Il razzismo non è unidirezionale, ma sempre bidirezionale. La Storia insegna che il razzismo nasce sempre quando l’integrazione è fallita, specie se una o entrambe, delle due società multietniche conviventi subisce una forte crisi economica o sociale.
Paradossalmente l’evidente disparità di trattamento economico (fiscale e salariale) riservata ai migranti è la causa detonante del contrasto sociale, perché da un lato sottrae posti lavoro ai locali, dall’altra sfrutta e ghettizza il migrante. Tutto ciò, di norma, crea ulteriore crisi economica e sociale, rendendo parte dell’imprenditoria più ricca e tutti gli altri più poveri.
Non è una semplice casualità che i vertici Ue e della Bce spingano gli stati a delle riforme tese a rivoluzionare sia lo welfare sia il mondo del lavoro, specie se i paesi che sono sottoposti a tali imposizioni sono perlopiù quelli di frontiera.
 
Un breve accenno va fatto alla politica sociale della Chiesa cattolica sulla questione migranti, che già con il polacco aveva invitato ad aprire le porte a tutti.
Ora, con Francesco, questa politica sociale è addirittura degenerata, perché è innanzitutto priva e non accompagnata da un progetto specifico.
Parlando, poco tempo fa, familiarmente con un alto prelato, davanti alle sue rimostranze, mettevo in evidenza che l’idealismo ecclesiale va bene, però se è accompagnato da un progetto specifico. Egli sottolineò che nel suo piccolo questo papa l’aveva, perché da Lesmo s’era portato 12 migranti, a cui accudiva a “spese proprie”.

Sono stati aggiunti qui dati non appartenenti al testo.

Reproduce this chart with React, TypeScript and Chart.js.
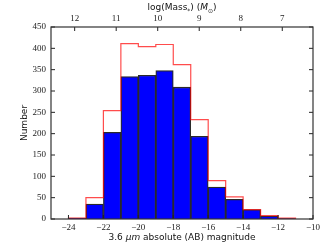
import React, { useEffect, useRef } from "react";
import { Chart, registerables } from "chart.js";

Chart.register(...registerables);

// Magnitude bins (left edges) and counts
const blueBinStarts = [-25, -24, -23, -22, -21, -20, -19, -18, -17, -16, -15, -14, -13, -12, -11];
const blueCounts = [0, 2, 35, 203, 334, 337, 348, 309, 194, 75, 46, 22, 7, 1, 0];
const redBinStarts = [-24, -23, -22, -21, -20, -19, -18, -17, -16, -15, -14, -13, -12];
const redCounts = [2, 50, 254, 411, 404, 409, 362, 233, 90, 52, 22, 8, 2];
const binWidth = 1;

const xTicks = [-24, -22, -20, -18, -16, -14, -12, -10];
const yTicks = [0, 50, 100, 150, 200, 250, 300, 350, 400, 450];
const massTicks = [12, 11, 10, 9, 8, 7];

const xRange = [-25, -10];
const yRange = [0, 450];
const massRange = [6.26, 12.57];

const tickFont = { family: "'Liberation Serif', serif", size: 9 };
const labelFamily = "'DejaVu Sans', sans-serif";

const fmt = (v: number) => (v < 0 ? "\u2212" + Math.abs(v) : String(v));

function drawRich(ctx: CanvasRenderingContext2D, parts: { text: string; font: string; dy?: number }[], cx: number, cy: number) {
  const widths = parts.map((p) => {
    ctx.font = p.font;
    return ctx.measureText(p.text).width;
  });
  const total = widths.reduce((a, b) => a + b, 0);
  let x = cx - total / 2;
  ctx.textAlign = "left";
  ctx.textBaseline = "middle";
  parts.forEach((p, i) => {
    ctx.font = p.font;
    ctx.fillText(p.text, x, cy + (p.dy || 0));
    x += widths[i];
  });
}

const framePlugin = {
  id: "frameTicks",
  afterDatasetsDraw(chart: any) {
    const { ctx, chartArea } = chart;
    const { left, right, top, bottom } = chartArea;
    const x = chart.scales.x;
    const y = chart.scales.y;
    const m = chart.scales.mass;
    ctx.save();
    ctx.strokeStyle = "#222";
    ctx.lineWidth = 1;
    const tl = 4;
    ctx.beginPath();
    yTicks.forEach((v) => {
      const py = y.getPixelForValue(v);
      ctx.moveTo(left, py);
      ctx.lineTo(left + tl, py);
      ctx.moveTo(right, py);
      ctx.lineTo(right - tl, py);
    });
    xTicks.forEach((v) => {
      const px = x.getPixelForValue(v);
      ctx.moveTo(px, bottom);
      ctx.lineTo(px, bottom - tl);
    });
    massTicks.forEach((v) => {
      const px = m.getPixelForValue(v);
      ctx.moveTo(px, top);
      ctx.lineTo(px, top + tl);
    });
    ctx.stroke();
    ctx.strokeStyle = "#333";
    ctx.lineWidth = 1.2;
    ctx.strokeRect(left, top, right - left, bottom - top);

    // axis titles
    ctx.fillStyle = "#111";
    const f = (s: number, it = false) => `${it ? "italic " : ""}${s}px ${labelFamily}`;
    const cx = (left + right) / 2;
    drawRich(
      ctx,
      [
        { text: "3.6 ", font: f(9) },
        { text: "\u03bcm", font: f(9, true) },
        { text: " absolute (AB) magnitude", font: f(9) },
      ],
      cx,
      238
    );
    drawRich(
      ctx,
      [
        { text: "log(Mass", font: f(9) },
        { text: "*", font: f(6), dy: 3 },
        { text: ") (", font: f(9) },
        { text: "M", font: f(9, true) },
        { text: "\u2299", font: f(6), dy: 3 },
        { text: ")", font: f(9) },
      ],
      cx,
      8
    );
    ctx.save();
    ctx.translate(25, (top + bottom) / 2);
    ctx.rotate(-Math.PI / 2);
    drawRich(ctx, [{ text: "Number", font: f(9) }], 0, 0);
    ctx.restore();
    ctx.restore();
  },
};

export default function App() {
  const ref = useRef<HTMLCanvasElement | null>(null);
  useEffect(() => {
    if (!ref.current) return;
    const redPoints: { x: number; y: number }[] = [{ x: redBinStarts[0], y: 0 }];
    redBinStarts.forEach((s, i) => redPoints.push({ x: s, y: redCounts[i] }));
    const lastEnd = redBinStarts[redBinStarts.length - 1] + binWidth;
    redPoints.push({ x: lastEnd, y: 0 });

    const bluePoints = blueBinStarts.map((s, i) => ({ x: s + binWidth / 2, y: blueCounts[i] }));

    const chart = new Chart(ref.current, {
      type: "bar",
      data: {
        datasets: [
          {
            type: "line",
            data: redPoints,
            stepped: "before",
            borderColor: "rgba(255,0,0,0.7)",
            borderWidth: 1.2,
            pointRadius: 0,
            fill: false,
            order: 0,
            xAxisID: "x",
            yAxisID: "y",
          } as any,
          {
            type: "bar",
            data: bluePoints,
            backgroundColor: "#0000ff",
            borderColor: "#2a2a2a",
            borderWidth: 1.3,
            borderSkipped: "start",
            barPercentage: 1,
            categoryPercentage: 1,
            order: 1,
            xAxisID: "x",
            yAxisID: "y",
          } as any,
        ],
      },
      options: {
        animation: false,
        responsive: false,
        maintainAspectRatio: false,
        layout: { padding: { left: 0, right: 19, top: 0, bottom: 0 } },
        plugins: { legend: { display: false }, tooltip: { enabled: false } },
        scales: {
          x: {
            type: "linear",
            position: "bottom",
            offset: false,
            min: xRange[0],
            max: xRange[1],
            afterBuildTicks: (s: any) => {
              s.ticks = xTicks.map((v) => ({ value: v }));
            },
            afterFit: (s: any) => {
              s.height = 30;
            },
            ticks: { font: tickFont, color: "#222", padding: 3, maxRotation: 0, autoSkip: false, callback: (v: any) => fmt(Number(v)) },
            grid: { display: false, drawTicks: false, offset: false },
            border: { display: false },
          },
          mass: {
            type: "linear",
            position: "top",
            offset: false,
            reverse: true,
            min: massRange[0],
            max: massRange[1],
            afterBuildTicks: (s: any) => {
              s.ticks = massTicks.map((v) => ({ value: v }));
            },
            afterFit: (s: any) => {
              s.height = 27;
            },
            ticks: { font: tickFont, color: "#222", padding: 3, maxRotation: 0, autoSkip: false, callback: (v: any) => fmt(Number(v)) },
            grid: { display: false, drawTicks: false, offset: false },
            border: { display: false },
          },
          y: {
            type: "linear",
            position: "left",
            min: yRange[0],
            max: yRange[1],
            afterBuildTicks: (s: any) => {
              s.ticks = yTicks.map((v) => ({ value: v }));
            },
            afterFit: (s: any) => {
              s.width = 51;
            },
            ticks: { font: tickFont, color: "#222", padding: 5, autoSkip: false, callback: (v: any) => fmt(Number(v)) },
            grid: { display: false, drawTicks: false },
            border: { display: false },
          },
        },
      },
      plugins: [framePlugin],
    });
    return () => chart.destroy();
  }, []);
  return (
    <div style={{ position: "fixed", left: 0, top: 0, width: 332, height: 249, background: "#fff" }}>
      <canvas ref={ref} width={332} height={249} style={{ display: "block", width: 332, height: 249 }} />
    </div>
  );
}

Peccato, però, che le declamate “spese proprie” attingessero agli introiti dovuti alle offerte dei fedeli alla Cattedra di Pietro.
 
Padroneggiare una crisi non è semplice, specie se si va alla ventura. Ritardando la risoluzione (fine) della crisi, se ne creano due altre collaterali: quella sociale e culturale.
La Storia, purtroppo, ha sempre dimostrato che, quando le tre crisi si sovrappongono, portano poi nel medio periodo a delle guerre sanguinose.
Il mondo occidentale ha spostato le guerre altrove, fuori dal proprio territorio, soprattutto perché i suoi popoli aborriscono la guerra, amandola sola come spettacolo mediatico, specie se a danno altrui.
Nulla di strano, dunque, se i “figli” indiretti di quelle terre lontane ora si siano messi in modo isolato e spontaneo a fare la “guerra” alla società occidentale sul nostro territorio.
Ciò, ovviamente, vale per i cittadini arabo-islamici nell’Europa e per gli afro-americani negli U.S.A., secondo il detto sapienziale: chi la fa, se l’aspetti.
E, paradossalmente, le crisi non cesseranno finché l’attuale capitalismo selvaggio finanziario non sarà riprogettato in toto, mettendo al bando i deprecati Derivati.